How do you, as a Buddhist, square the transcendent acceptance of impermanence with the acceptance of the inevitable pain of attachment that’s part of being a human?

PJ: For many Western Buddhists, this issue feels like a bit of a conundrum. And often students of the Buddha dharma want to figure out how to navigate this Buddhist approach to attachment with a Western psychological one. Based on my sociocultural background, I think this is an issue where the traditions really need each other because there can be a way in which attachment gets problematized in the dharma. And I think there is a protective element to that.

We all have to have a look at how we get attached and what the quality of that attachment is, because sometimes there is a denial of reality in our attachments. There might be beliefs that form that we won’t be a viable person without a particular relationship. That’s not a reality-based belief, so it’s important to look at. Buddhist practice and teaching helps people look closely at what’s in our attachment. Are we denying the truth of impermanence when we get attached? Are we making up narratives that can never jive with reality? Or are we overly attached to a certain part of our identity or a certain circumstance that we don’t imagine we would survive without? All great stuff.

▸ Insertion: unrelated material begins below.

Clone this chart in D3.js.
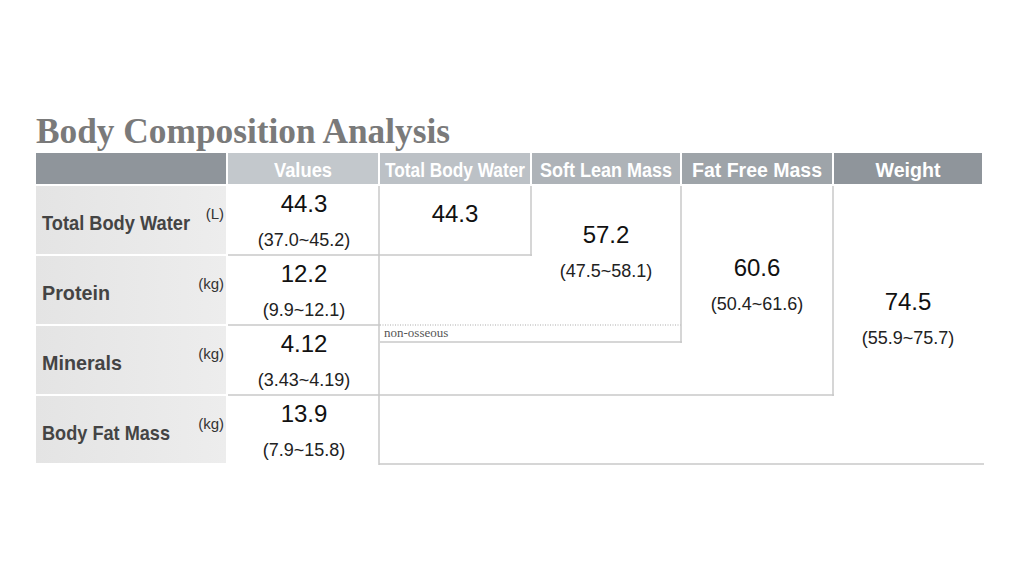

However, as I was saying earlier, we’re not viable as infants without our attachments. Unless there’s someone we’re really loving a whole lot—and love and attachment are quite mixed—then we’re not going to survive. I think Buddhist teaching could make a little more room for the psychic and biological aliveness that comes through our attachments. And of course, there are well-known theories that when children are securely attached they more easily cultivate feelings of trust in themselves and others. They anticipate being comforted, warmly received, respected, and all those good things. When children are insecurely attached, they’re often anticipating rejection, isolation or catastrophe. So secure, solid attachment is needed for our psychological wellbeing. We need to both appreciate the importance of our attachments and how they keep the psyche and the body alive and well, and then as we develop, challenge any fantasies that come with those attachments.

MM: Last question. As a clinician, survivor, and spiritual practitioner, what do you say to people who have been silenced by grief? How do they find the courage or the will to finally speak and give voice to what’s going on for them?

PJ: It’s such an important question. There are so many facets to that experience of hiddenness. For some, they come from countries whose problems are hidden globally, for others those feelings could be multi-generational. In all cases, I would genuinely encourage people to do whatever it takes to find one person who has the openness of spirit, the openness of mind and heart, to listen and truly get to know who they are. Even if there is some trial and error to the process, they should keep trying. Whether that’s a spiritual mentor, or a clinician, or a friend, that person should be somebody who expresses genuine care and helps them feel more seen, more recognized. Feeling found by another is a basic fundamental human need. One that we all share.